What would game jams be like if they lasted 1–2 hours instead of 1–2 days? And to take it further, if jammers tried out a dozen game designs in that time rather than focusing on prototyping one? A bit like a brainstorming session with paper-prototyping materials, but still producing playable digital games as output, like a game jam.
We've been hosting rapid game jams to experiment with one way of answering that question. Our answer involves a parameterised mobile game engine (called Gamika) paired with casual-creator style mobile apps that allow player/designers to explore this parameterised design space rapidly, without coding, and with quick context shifts between mobile game playing and designing.
We call these design apps fluidic games, because they're playable like regular games, but leave as many design decisions as possible "fluid" and easily changeable at runtime. We've experimented with the fluidic-games concept in a number of contexts, of which rapid game jams are just one (other contexts include a longer-running after-school game-design club, and an AI-driven art installation).
Our first released fluidic game, Wevva, is free on iOS for iPhone and iPad (Android port in development). The trailer gives an idea of how it works:
(Note: "We" here throughout is the MetaMakers Institute of Falmouth University's Games Academy, where I work. My colleagues there deserve primary credit for the research discussed in this post.)
Game jams can be summarised as "accelerated, constrained and opportunistic game creation events with public exposure". They're often promoted as a forum for free-form experimentation that is quite different from traditional, more methodical and constrained game-design processes, such as those used at large companies, or even at smaller indie studios during "normal", non-game-jam development periods.
While they're comparatively free-form, though, what actually takes place at game jams is still largely software development, albeit rapid, messy software development along the lines of a hack session. Teams participating in game jams generally start with an idea that, after some initial refinement, is implemented over the course of the jam without major changes in design direction. The concept may be scaled down or modified if aspects turn out to be infeasible, and some directions may be pursued opportunistically, but the time is mainly spent on producing a working prototype of that idea, rather than more free-form design experimentation.
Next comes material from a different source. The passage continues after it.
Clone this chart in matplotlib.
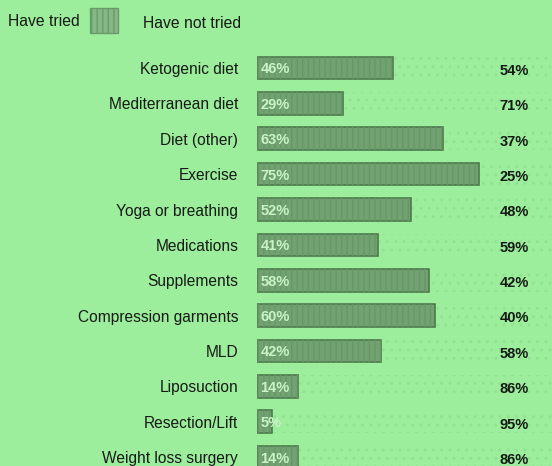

Due to the large proportion of time at typical game jams spent implementing a prototype, the experimentation that takes place is therefore largely of the style described as opportunistic programming, a form of design experimentation focused on improvisation within the context of technical implementation. This is understandable, since producing working software is hard; much of the advice to game jam participants focuses on how to simply finish a playable game in the allotted period of time. The results are interesting in their own right, but this does put the focus of game jams more on technical implementations of specific game prototypes, rather than brainstorming or playing with design spaces. This code-first style of design experimentation therefore emphasises specific facets of the much larger set of techniques that go into game design in its full breadth.
The jams we've held so far have been 90 minutes long, and partipants have primarily been school groups and other youth groups visiting Falmouth University. The 90-minute length works nicely from a practical perspective for these kinds of visits, because typically groups visit the university for either a full or half-day, and rotate between different departments and activities.
The 90-minute jams are split into three segments:
In the initial familiarisation period, participants play games that we have already designed and saved in the same design app, so they can understand the basic controls and start to get an idea of the possible games within the app's design space. There's nothing special about these built-in games, though. They were designed in the same casual-creator app, and they can be edited to produce other games in the design space.
After the initial 30 minutes, we give participants a brief introduction to editing games and encourage them to try out a bunch of different designs in the second 30 minutes. By this point, a number of participants have usually already unofficially started doing so anyway since the editing interface isn't locked out and from what we've observed, seems to be pretty discoverable.
Finally, in the last 30 minutes, we encourage participants to choose one or two of the games they designed that they'd like to share, and swap devices to play and comment on each others' games (games are also shareable over a network without swapping devices, but we've found this just adds complexity). In a few cases we've also had awards for best games in various categories. Participants seem to like that, but it's difficult for judges to actually play enough games and make award decisions within the time left.
We've held a number of these rapid game jams, and analysed survey and design results from four of them, reported in a recent paper. In these four, 105 participants from Girlguiding Cornwall visited Falmouth University as part of a larger Girls Can Code event, and kindly agreed to fill in surveys and let us analyse the games they designed to help us better understand the rapid-game-jam concept and improve the design app. The released version of Wevva is significantly changed from the one discussed in the paper, based in part on feedback from these jams.
Going forward, one of the big open questions is design of the parameterised design spaces that these apps build on. Parametric design is well established in areas like architecture, but parameter spaces there often fall out directly from a "universal" representation, such as a NURBS surface. It seems unlikely that games have a nice universal representation like this (though I'm willing to be proved wrong). And that's especially true when the parameters are supposed to be directly editable by end-users. Covering that is a post for another day, but later this summer we're going to present a paper on the method we've arrived at for designing these parameter spaces.
Paper: Swen E. Gaudl et al. (2018). Rapid game jams with fluidic games: A user study & design methodology. Entertainment Computing 27: 1–9.